Nitecruzr, who runs the website, “The Real Blogger Status”,
has a recent (May 6) perspective on Custom Domains for blogs, a discussion the
general principles of which would apply to both Wordpress and Blogger.
This refers to the practice of purchasing domain names and
connecting them to blogs (through “Zone files” on sites) for DNS resolution, or
sometimes to subdomains (that is, several blogs attached to the same domain
with a prefix).
His link is
here (and his own blog has a separate DNS
URL).
It appears (to me, at least) that there are two possible scenarios. One is that one some purchases a domain name
(which could be from Google, or from any registrar such as GoDaddy or Network
Solutions) and connects it to a blog which is still hosted “for free” on the
Blogger or Wordpress space. Or, the second scenario, at least
with Wordpress (I can’t tell if this happens for Blogger from the literature) is this: you purchase shared or dedicated hosting service from a major provider (like
Verio), get your own licensed copy of the blogging software on your domain
space and put all of the content (in blogs or anything else) on the hosted
space that you pay for.
In the latter case, you’re freer from disruption (by the
spam blog false positive problem) because you’re not using “somebody else’s
free service”, an idea that was floated a lot around the summer of 2008 (as Nitecruzr documents there). But you have a more complicated software environment,
must maintain the blogging software upgrades (or the hosting provider must),
and could well have interface problems.
And you may well not have as much space or be able to host multiple
blogs.
Right now, my blogs are simply subdomains of Blogspot (with
one addition Wordpress blog hosted as I described in the paragraph above),
which means they get indexed and found by visitors immediately when
posted. I point to them with a simple
index from my home page of “doaskdotell.com”. From the viewpoint of user ease,
there is almost no point in assigning new URL’s (to eliminate the “blogspot”

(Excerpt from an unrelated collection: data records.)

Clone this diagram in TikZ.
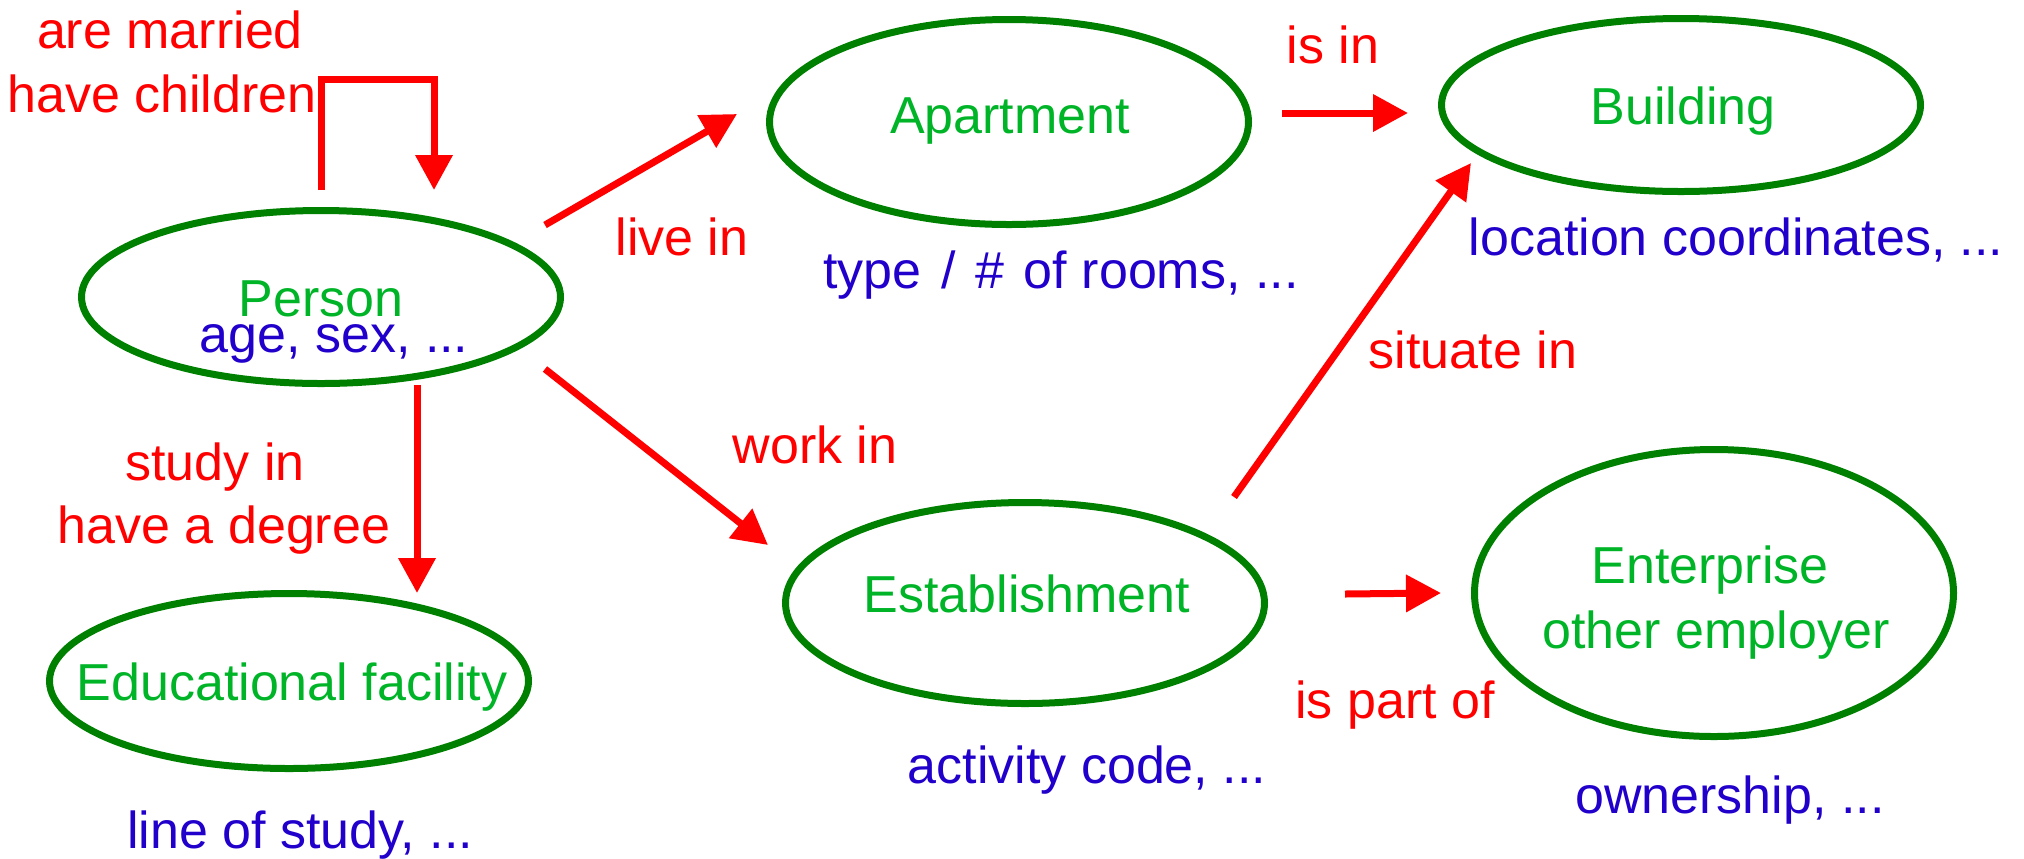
\documentclass[tikz,border=0pt]{standalone}
\usepackage{fontspec}
\setmainfont{Liberation Sans}
\usetikzlibrary{arrows.meta,calc,shapes.geometric}
\definecolor{entline}{RGB}{0,128,0}
\definecolor{entgreen}{RGB}{0,180,40}
\definecolor{attrblue}{RGB}{34,0,204}
\definecolor{relred}{RGB}{255,0,0}

\begin{document}
\begin{tikzpicture}[x=0.5pt,y=-0.5pt,
  every node/.style={font=\fontsize{26pt}{30pt}\selectfont, inner sep=0pt},
  ent/.style={ellipse, draw=entline, line width=3.5pt, minimum width=239.5pt},
  enttxt/.style={anchor=base, text=entgreen},
  attr/.style={anchor=base, text=attrblue},
  rellab/.style={anchor=base, text=relred},
  rel/.style={draw=relred, line width=3.5pt, -{Triangle[length=17.5pt,width=18pt]}}]
  \useasboundingbox (0,0) rectangle (2024,858);

  % entities
  \node[ent, minimum height=86.5pt]  (person) at (321,297)  {};
  \node[ent, minimum height=87.5pt]  (edu)    at (289,681)  {};
  \node[ent, minimum height=102.5pt] (apart)  at (1009,122) {};
  \node[ent, minimum height=86.5pt]  (build)  at (1681,105) {};
  \node[ent, minimum height=100.5pt] (estab)  at (1025,603) {};
  \node[ent, minimum height=143.5pt] (enter)  at (1714,593) {};

  % entity names and attributes
  \node[enttxt] (persont) at (321,316)  {Person};
  \node[attr]   (persona) at (334,352)  {age, sex, ...};
  \node[enttxt] (edut)    at (292,700)  {Educational facility};
  \node[attr]   (edua)    at (300,848)  {line of study, ...};
  \node[enttxt] (apartt)  at (1010,133) {Apartment};
  \node[attr, anchor=base west] (aparta) at (823,288)
    {type\hspace{0.1em} / \hspace{0.1em}\#\hspace{0.1em} of rooms, ...};
  \node[enttxt] (buildt)  at (1683,124) {Building};
  \node[attr]   (builda)  at (1736,255) {location coordinates, ...};
  \node[enttxt] (estabt)  at (1027,612) {Establishment};
  \node[attr]   (estaba)  at (1087,783) {activity code, ...};
  \node[enttxt] (entert)  at (1710,583) {Enterprise};
  \node[enttxt] (enterb)  at (1716,648) {other employer};
  \node[attr]   (entera)  at (1730,813) {ownership, ...};

  % relation labels
  \node[rellab] (marr)    at (170,48)   {are married};
  \node[rellab] (child)   at (162,112)  {have children};
  \node[rellab] (study)   at (215,480)  {study in};
  \node[rellab] (degree)  at (224,543)  {have a degree};
  \node[rellab] (live)    at (682,255)  {live in};
  \node[rellab] (work)    at (815,463)  {work in};
  \node[rellab] (isin)    at (1333,63)  {is in};
  \node[rellab] (situate) at (1473,368) {situate in};
  \node[rellab] (partof)  at (1395,718) {is part of};

  % relations
  \draw[rel] ($(person.north)+(0,-17)$) -- ++(0,-111) -| ($(person.north)+(113,-17)$);
  \draw[rel] ($(person.center)+(96,88)$) -- ($(edu.center)+(128,-88)$);
  \draw[rel] ($(person.center)+(224,-72)$) -- ($(apart.center)+(-272,-8)$);
  \draw[rel] ($(person.center)+(224,72)$) -- ($(estab.center)+(-257,-58)$);
  \draw[rel] ($(apart.center)+(273,-9)$) -- ($(build.center)+(-273,8)$);
  \draw[rel] ($(estab.center)+(209,-106)$) -- ($(build.center)+(-210,58)$);
  \draw[rel] ($(estab.center)+(320,-9)$) -- ($(enter.center)+(-273,0)$);
\end{tikzpicture}
\end{document}
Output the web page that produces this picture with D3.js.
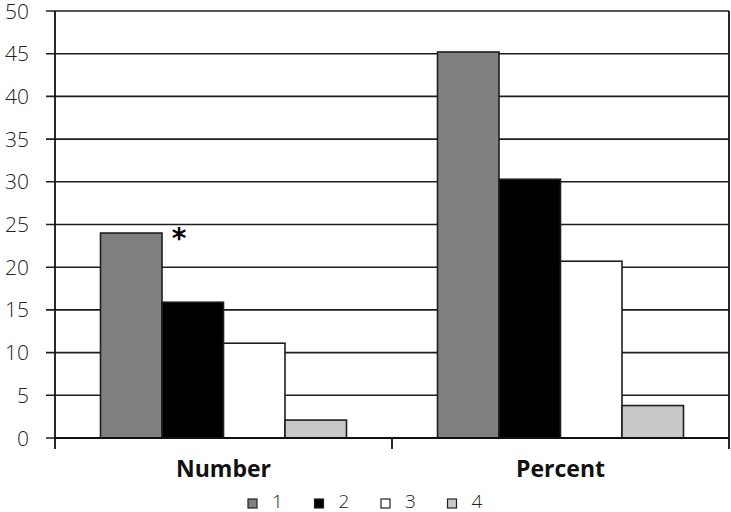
<!DOCTYPE html>
<html>
<head>
<meta charset="utf-8">
<script src="https://cdn.jsdelivr.net/npm/d3@7"></script>
<style>
  body { margin: 0; background: #fff; }
  svg { display: block; }
</style>
</head>
<body>
<svg id="chart" width="731" height="512"></svg>
<script>
// data
const categories = ['Number', 'Percent'];
const seriesNames = ['1', '2', '3', '4'];
const numberVals = [24, 15.9, 11.1, 2.1];
const percentVals = [45.2, 30.3, 20.7, 3.8];
const yTicks = [0, 5, 10, 15, 20, 25, 30, 35, 40, 45, 50];
const fills = ['#808080', '#000000', '#ffffff', '#c8c8c8'];

const svg = d3.select('#chart');
const padL = 55, padR = 729, padT = 11, padB = 438;

const x0 = d3.scaleBand().domain(categories).range([padL, padR]);
const x1 = d3.scaleBand().domain(seriesNames)
    .range([0, x0.bandwidth()]).paddingOuter(0.74).paddingInner(0);
const y = d3.scaleLinear().domain([0, 50]).range([padB, padT]);

const rows = [numberVals, percentVals].map((vals, i) => ({
    cat: categories[i],
    vals: vals.map((v, j) => ({ key: seriesNames[j], v: v, fill: fills[j] }))
}));

// gridlines
svg.append('g')
    .selectAll('line')
    .data(yTicks)
    .join('line')
    .attr('x1', padL - 9)
    .attr('x2', padR)
    .attr('y1', d => y(d))
    .attr('y2', d => y(d))
    .attr('stroke', '#1e1e1e')
    .attr('stroke-width', 1.6);

// y labels
svg.append('g')
    .selectAll('text')
    .data(yTicks)
    .join('text')
    .attr('x', 29)
    .attr('y', d => y(d))
    .attr('dy', '0.36em')
    .attr('text-anchor', 'end')
    .attr('font-family', 'Open Sans, Noto Sans, sans-serif')
    .attr('font-weight', 300)
    .attr('font-size', 21)
    .attr('fill', '#222')
    .text(d => d);

// bars
svg.append('g')
    .selectAll('g')
    .data(rows)
    .join('g')
    .attr('transform', d => `translate(${x0(d.cat)},0)`)
    .selectAll('rect')
    .data(d => d.vals)
    .join('rect')
    .attr('x', d => x1(d.key))
    .attr('width', x1.bandwidth())
    .attr('y', d => y(d.v))
    .attr('height', d => y(0) - y(d.v))
    .attr('fill', d => d.fill)
    .attr('stroke', '#1e1e1e')
    .attr('stroke-width', 1.6);

// axes: left, right, bottom and category ticks
const ax = svg.append('g').attr('stroke', '#111').attr('stroke-width', 1.8);
ax.append('line').attr('x1', padL).attr('x2', padL).attr('y1', padT).attr('y2', padB + 11);
ax.append('line').attr('x1', padR).attr('x2', padR).attr('y1', padT).attr('y2', padB + 11);
ax.append('line').attr('x1', padL).attr('x2', padR).attr('y1', padB).attr('y2', padB);
ax.append('line').attr('x1', x0('Percent')).attr('x2', x0('Percent'))
    .attr('y1', padB).attr('y2', padB + 11);

// category labels
svg.append('g')
    .selectAll('text')
    .data(categories)
    .join('text')
    .attr('x', d => x0(d) + x0.bandwidth() / 2)
    .attr('y', 477)
    .attr('text-anchor', 'middle')
    .attr('font-family', 'Open Sans, Noto Sans, sans-serif')
    .attr('font-weight', 'bold')
    .attr('font-size', 23)
    .attr('fill', '#111')
    .text(d => d);

// significance star
svg.append('text')
    .attr('x', x0('Number') + x1('2') + 17)
    .attr('y', 248)
    .attr('text-anchor', 'middle')
    .attr('font-family', 'DejaVu Sans, sans-serif')
    .attr('font-weight', 'bold')
    .attr('font-size', 28)
    .text('*');

// legend
const lg = svg.append('g')
    .selectAll('g')
    .data(seriesNames)
    .join('g')
    .attr('transform', (d, i) => `translate(${248 + i * 66.5},499)`);
lg.append('rect')
    .attr('width', 9).attr('height', 9)
    .attr('fill', (d, i) => fills[i])
    .attr('stroke', '#222').attr('stroke-width', 1.2);
lg.append('text')
    .attr('x', 24).attr('y', 9)
    .attr('font-family', 'Open Sans, Noto Sans, sans-serif')
    .attr('font-weight', 300)
    .attr('font-size', 19)
    .attr('fill', '#222')
    .text(d => d);
</script>
</body>
</html>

node). The user needs to navigate only
from a simple hyperlink on a very fast-loading home page. I also have a cross-reference file to help
users find the more unusually placed blog entries (mostly movie and book
reviews).
Why could there be a trademark question? New URL’s are allowed on a FCFS (“first come,
first served”) or FIFO basis. I’m not
sure that it’s prudent to take on new domain names, which indeed are very
inexpensive, and invite unnecessary trademark complaints, which could arise
(when they would not with a “blogspot” or “wordpress” in the middle, I
suspect).
But it’s still an open question. I could look at this differently in the
future. “The best practices” keep
changing. I welcome comments on this question, because it seems like the perspective is changing.